Bea Tassot, the executive director of NPower New Jersey, is recruiting corporations to help fund the nonprofit workforce development organization that offers free technological training programs. “We are training people who do not have the opportunity to go to college,” Tassot said. “They will have a great future with great jobs. We have many success stories. Young adults and veterans who live in their cars come to us. They leave our program with a job that pays $40,000 or $50,000.”
According to NPower, technology job growth in New Jersey is outpacing access to technology talent. Tassot sees increasing demand for homegrown workers.
NPower provides free training to young adults, minorities, former felons and military veterans in Newark.
She opened NPower in 2014-2015 in Jersey City with JP Morgan Chase Bank as the sole financial backer. She expanded to Newark in 2019. In addition to JPMorgan, the organization is now funded by Atlas Consulting, investment management firm BlackRock and the state Department of Labor and Workforce Development.
“First we serve those students for life,” Tassot said. “Some students have earned bachelor’s degrees but cannot find jobs.”
NPower trains high school graduates who are ages 18 to 25, military veterans who are at least 21 years of age, and people who committed crimes and have served their time.
The students study in a classroom with an instructor for 16 weeks and take part in a paid internship for seven weeks.
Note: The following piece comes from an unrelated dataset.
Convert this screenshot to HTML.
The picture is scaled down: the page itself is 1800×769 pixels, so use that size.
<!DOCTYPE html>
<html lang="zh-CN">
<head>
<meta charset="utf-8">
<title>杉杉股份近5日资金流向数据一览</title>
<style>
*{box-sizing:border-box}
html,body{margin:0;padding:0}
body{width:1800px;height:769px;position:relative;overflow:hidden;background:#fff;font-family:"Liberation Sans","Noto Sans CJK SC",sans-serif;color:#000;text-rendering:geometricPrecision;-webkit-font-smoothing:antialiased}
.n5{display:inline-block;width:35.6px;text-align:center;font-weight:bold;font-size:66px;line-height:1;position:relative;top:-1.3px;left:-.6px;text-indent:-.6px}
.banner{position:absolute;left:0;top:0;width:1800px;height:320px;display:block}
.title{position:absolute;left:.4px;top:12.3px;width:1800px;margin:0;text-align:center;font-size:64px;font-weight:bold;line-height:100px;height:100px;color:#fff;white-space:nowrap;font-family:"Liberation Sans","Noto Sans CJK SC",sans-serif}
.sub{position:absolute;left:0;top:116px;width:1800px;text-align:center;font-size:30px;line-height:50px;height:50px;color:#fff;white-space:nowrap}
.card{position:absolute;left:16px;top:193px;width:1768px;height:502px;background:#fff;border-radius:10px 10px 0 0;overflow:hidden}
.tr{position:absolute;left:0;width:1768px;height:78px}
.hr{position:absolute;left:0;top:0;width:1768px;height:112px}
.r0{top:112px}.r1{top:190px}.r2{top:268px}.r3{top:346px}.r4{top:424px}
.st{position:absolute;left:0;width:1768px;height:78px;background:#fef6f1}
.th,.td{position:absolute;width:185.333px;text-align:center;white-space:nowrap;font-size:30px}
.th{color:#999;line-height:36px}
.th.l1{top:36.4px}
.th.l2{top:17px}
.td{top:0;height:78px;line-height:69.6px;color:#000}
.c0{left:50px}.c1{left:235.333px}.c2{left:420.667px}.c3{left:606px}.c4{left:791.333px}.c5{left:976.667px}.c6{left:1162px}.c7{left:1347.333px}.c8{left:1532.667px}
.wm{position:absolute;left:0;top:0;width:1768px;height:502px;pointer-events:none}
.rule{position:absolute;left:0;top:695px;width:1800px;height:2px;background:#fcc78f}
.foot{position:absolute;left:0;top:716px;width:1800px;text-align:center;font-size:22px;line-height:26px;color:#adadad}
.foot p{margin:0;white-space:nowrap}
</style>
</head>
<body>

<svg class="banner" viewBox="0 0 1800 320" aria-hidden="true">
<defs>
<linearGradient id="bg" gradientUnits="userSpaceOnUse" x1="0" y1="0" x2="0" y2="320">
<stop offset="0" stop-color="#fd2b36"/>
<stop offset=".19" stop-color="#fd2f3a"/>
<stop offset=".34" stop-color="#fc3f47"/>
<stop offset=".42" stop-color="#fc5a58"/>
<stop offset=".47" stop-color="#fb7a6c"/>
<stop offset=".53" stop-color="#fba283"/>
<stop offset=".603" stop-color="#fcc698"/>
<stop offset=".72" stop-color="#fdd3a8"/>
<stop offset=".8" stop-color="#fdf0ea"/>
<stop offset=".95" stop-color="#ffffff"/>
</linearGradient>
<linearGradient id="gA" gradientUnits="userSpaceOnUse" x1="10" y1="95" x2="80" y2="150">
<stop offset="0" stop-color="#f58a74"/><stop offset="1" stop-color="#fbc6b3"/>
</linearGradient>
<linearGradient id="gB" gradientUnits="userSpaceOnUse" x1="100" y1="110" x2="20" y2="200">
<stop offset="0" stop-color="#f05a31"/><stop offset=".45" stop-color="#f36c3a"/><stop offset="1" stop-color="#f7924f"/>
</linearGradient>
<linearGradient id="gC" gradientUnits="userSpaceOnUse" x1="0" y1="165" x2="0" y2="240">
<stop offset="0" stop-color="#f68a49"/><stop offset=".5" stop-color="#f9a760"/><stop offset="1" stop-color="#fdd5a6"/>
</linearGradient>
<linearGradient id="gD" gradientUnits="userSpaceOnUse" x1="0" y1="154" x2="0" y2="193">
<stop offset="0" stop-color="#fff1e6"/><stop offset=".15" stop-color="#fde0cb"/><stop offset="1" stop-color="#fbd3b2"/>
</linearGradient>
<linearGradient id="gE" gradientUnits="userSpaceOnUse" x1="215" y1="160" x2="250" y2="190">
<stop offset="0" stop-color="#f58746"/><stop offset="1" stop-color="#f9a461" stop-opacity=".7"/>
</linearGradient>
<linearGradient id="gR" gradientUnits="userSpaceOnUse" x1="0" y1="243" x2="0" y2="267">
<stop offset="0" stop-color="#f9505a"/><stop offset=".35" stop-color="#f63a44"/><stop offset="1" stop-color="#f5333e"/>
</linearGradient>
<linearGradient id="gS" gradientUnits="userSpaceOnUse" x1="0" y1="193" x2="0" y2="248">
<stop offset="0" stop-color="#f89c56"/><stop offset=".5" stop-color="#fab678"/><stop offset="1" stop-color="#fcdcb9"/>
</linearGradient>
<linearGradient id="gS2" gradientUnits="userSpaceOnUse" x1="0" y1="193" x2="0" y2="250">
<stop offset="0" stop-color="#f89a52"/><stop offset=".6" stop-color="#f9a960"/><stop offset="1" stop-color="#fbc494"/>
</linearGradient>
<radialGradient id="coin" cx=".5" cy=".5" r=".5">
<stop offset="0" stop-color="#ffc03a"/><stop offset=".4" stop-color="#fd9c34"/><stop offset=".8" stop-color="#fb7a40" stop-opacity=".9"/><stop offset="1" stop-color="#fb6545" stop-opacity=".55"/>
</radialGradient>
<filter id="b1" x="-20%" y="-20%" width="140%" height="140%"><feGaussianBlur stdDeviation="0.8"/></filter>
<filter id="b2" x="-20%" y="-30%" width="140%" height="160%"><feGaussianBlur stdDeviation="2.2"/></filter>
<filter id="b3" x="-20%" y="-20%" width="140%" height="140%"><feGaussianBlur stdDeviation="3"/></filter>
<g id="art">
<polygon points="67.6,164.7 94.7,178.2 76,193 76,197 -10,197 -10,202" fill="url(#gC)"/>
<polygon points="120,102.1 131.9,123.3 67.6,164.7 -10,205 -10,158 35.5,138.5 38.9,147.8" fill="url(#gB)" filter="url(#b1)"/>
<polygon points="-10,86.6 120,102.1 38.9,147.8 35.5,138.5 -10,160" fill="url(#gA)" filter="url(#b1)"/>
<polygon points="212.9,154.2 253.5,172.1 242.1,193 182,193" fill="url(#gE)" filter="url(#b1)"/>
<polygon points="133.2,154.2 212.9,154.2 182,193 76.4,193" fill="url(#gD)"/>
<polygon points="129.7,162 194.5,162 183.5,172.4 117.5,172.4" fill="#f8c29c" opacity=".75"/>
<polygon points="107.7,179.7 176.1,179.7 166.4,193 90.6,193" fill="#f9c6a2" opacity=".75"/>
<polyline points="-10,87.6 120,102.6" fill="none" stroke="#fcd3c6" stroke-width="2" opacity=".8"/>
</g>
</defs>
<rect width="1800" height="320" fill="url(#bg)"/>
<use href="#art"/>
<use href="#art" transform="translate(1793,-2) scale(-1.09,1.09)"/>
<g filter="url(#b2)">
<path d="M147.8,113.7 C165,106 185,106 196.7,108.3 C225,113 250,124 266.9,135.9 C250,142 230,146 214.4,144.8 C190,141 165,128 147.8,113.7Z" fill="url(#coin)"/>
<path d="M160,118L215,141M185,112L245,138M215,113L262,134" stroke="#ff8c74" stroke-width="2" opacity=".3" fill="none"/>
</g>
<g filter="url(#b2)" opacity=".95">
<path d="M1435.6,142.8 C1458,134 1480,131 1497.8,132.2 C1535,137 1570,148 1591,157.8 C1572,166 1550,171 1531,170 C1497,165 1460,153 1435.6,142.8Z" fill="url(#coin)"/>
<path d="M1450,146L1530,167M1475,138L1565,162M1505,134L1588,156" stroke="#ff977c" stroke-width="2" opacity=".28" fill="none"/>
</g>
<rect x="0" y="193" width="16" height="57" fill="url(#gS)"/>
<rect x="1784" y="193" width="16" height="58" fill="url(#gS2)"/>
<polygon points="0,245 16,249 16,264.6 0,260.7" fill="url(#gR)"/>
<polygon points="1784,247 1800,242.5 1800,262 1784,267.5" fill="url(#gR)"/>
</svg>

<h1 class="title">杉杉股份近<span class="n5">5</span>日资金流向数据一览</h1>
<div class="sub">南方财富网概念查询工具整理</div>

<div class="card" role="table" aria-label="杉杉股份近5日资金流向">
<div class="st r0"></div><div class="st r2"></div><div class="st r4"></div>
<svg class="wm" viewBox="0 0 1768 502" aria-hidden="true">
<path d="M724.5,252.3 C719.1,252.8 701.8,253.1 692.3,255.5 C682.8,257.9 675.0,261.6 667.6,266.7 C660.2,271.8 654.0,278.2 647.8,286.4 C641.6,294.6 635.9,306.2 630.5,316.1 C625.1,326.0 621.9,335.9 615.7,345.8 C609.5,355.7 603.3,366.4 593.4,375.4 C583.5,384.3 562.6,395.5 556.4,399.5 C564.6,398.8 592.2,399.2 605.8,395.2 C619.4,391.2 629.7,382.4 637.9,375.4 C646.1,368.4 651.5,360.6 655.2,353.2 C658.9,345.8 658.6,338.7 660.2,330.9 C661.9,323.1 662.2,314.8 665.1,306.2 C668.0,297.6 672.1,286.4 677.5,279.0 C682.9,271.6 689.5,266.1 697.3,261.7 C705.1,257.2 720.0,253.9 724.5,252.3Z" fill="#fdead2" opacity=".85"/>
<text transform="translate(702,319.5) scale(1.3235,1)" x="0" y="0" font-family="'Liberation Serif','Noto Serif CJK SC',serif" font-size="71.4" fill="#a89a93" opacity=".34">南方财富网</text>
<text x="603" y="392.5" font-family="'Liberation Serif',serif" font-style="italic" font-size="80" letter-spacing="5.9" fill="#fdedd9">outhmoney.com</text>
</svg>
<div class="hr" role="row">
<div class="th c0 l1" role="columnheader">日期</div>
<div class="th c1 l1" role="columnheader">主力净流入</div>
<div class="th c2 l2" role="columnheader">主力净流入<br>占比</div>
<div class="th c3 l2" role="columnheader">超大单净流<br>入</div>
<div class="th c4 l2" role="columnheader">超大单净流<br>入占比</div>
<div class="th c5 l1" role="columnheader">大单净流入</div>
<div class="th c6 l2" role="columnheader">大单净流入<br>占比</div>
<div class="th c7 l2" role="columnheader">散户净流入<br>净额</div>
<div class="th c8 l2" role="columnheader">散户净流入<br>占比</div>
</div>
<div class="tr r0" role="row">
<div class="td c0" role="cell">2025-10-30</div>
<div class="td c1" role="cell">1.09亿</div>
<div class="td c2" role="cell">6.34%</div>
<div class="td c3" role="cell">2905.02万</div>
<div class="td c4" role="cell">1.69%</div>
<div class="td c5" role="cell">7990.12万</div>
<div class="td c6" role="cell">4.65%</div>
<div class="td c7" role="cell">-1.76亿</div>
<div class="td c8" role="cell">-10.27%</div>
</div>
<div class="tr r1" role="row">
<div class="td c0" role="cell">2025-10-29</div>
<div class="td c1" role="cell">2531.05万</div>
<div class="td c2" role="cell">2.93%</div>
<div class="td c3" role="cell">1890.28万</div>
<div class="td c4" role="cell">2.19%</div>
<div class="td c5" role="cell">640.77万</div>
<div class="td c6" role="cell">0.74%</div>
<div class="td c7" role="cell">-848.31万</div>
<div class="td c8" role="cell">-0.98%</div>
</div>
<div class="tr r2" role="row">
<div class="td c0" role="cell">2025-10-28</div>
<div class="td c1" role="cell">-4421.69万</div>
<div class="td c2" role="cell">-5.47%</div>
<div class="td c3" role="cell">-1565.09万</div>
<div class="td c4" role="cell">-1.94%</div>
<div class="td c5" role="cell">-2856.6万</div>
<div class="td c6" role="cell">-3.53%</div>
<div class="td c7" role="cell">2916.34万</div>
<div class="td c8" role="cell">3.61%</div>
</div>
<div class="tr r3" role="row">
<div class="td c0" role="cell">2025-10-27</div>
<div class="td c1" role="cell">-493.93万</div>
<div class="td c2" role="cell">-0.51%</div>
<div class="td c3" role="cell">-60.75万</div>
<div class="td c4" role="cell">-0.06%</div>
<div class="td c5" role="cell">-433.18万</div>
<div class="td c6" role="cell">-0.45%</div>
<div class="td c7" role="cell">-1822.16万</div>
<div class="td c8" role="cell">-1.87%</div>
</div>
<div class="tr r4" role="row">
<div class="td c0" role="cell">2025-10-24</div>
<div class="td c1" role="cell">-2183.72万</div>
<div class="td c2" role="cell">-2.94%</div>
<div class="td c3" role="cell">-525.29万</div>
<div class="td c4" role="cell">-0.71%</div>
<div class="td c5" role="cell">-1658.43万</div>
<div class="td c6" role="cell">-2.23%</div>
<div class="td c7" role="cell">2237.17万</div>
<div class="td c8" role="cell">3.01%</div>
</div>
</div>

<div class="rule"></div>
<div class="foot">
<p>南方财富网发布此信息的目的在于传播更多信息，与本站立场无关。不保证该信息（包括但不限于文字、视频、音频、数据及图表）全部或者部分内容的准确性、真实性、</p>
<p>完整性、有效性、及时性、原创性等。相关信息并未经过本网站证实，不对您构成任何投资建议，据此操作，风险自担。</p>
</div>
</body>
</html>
They graduate with a certification in Comp ITF and CompTIA A+. Students learn cybersecurity, tech fundamentals and security technician skills.
Each class has 24 students. Upon graduating, they work for information technology departments of companies and nonprofit organizations. Graduates work for Mars Inc., Verizon, TD Bank, Gadget Software, KPMG, SHI International Corp., the City of Jersey City and the City of Newark, Broadridge Financial, Pearson Education, Accenture and Bank of America.
NPower also provides professional development training: interviewing skills, rsum writing, LinkedIn profile creation and dressing for the workplace. The organization pays travel expenses, exam fees, and certification fees, she said.
“We have a rigorous enrollment process, because it is one thing to enroll students but we want them to be the right fit,” Tassot said. “And we want them to be able to stay for 26 weeks to be successful.” Tassot said she has people waiting to enroll.
“Everybody on our team wants our students to be successful,” Tassot said. “They need to show us their commitment and we are tough because life is tough.”
Andrea Paz, 21, enrolled at NPower after her brother completed the program in Jersey City two years ago. She is a junior at the New Jersey Institute of Technology and a native of Clifton.
Her brother was working as a valet driver before he enrolled. He completed an internship and is now working at technology company Ricoh.
“He became motivated to get a better job,” Paz said. “I thought this would be a good compliment to learn more about information technology.”
Paz wants to learn about computer hardware and hopes to work in the technology field.
Jermie Bowen, 40, enrolled at NPower after serving in the Navy. He was an electrician technician for six years and was discharged in 2006. He grew up in Montclair and East Orange.
“I normally pay my child support online and something popped up about free tech classes,” Bowen said. “I decided to sign up.”
He is currently working as a handyman, landscaper and in construction.
Bowen earned an A+ certification before he enrolled at NPower and wants to update his professional credentials to get the ITF certification.
“The material on the A+ certification has changed over time, because technology is advancing so rapidly,” Bowen said. “I want to look in the cyber-security program and see what that is about.”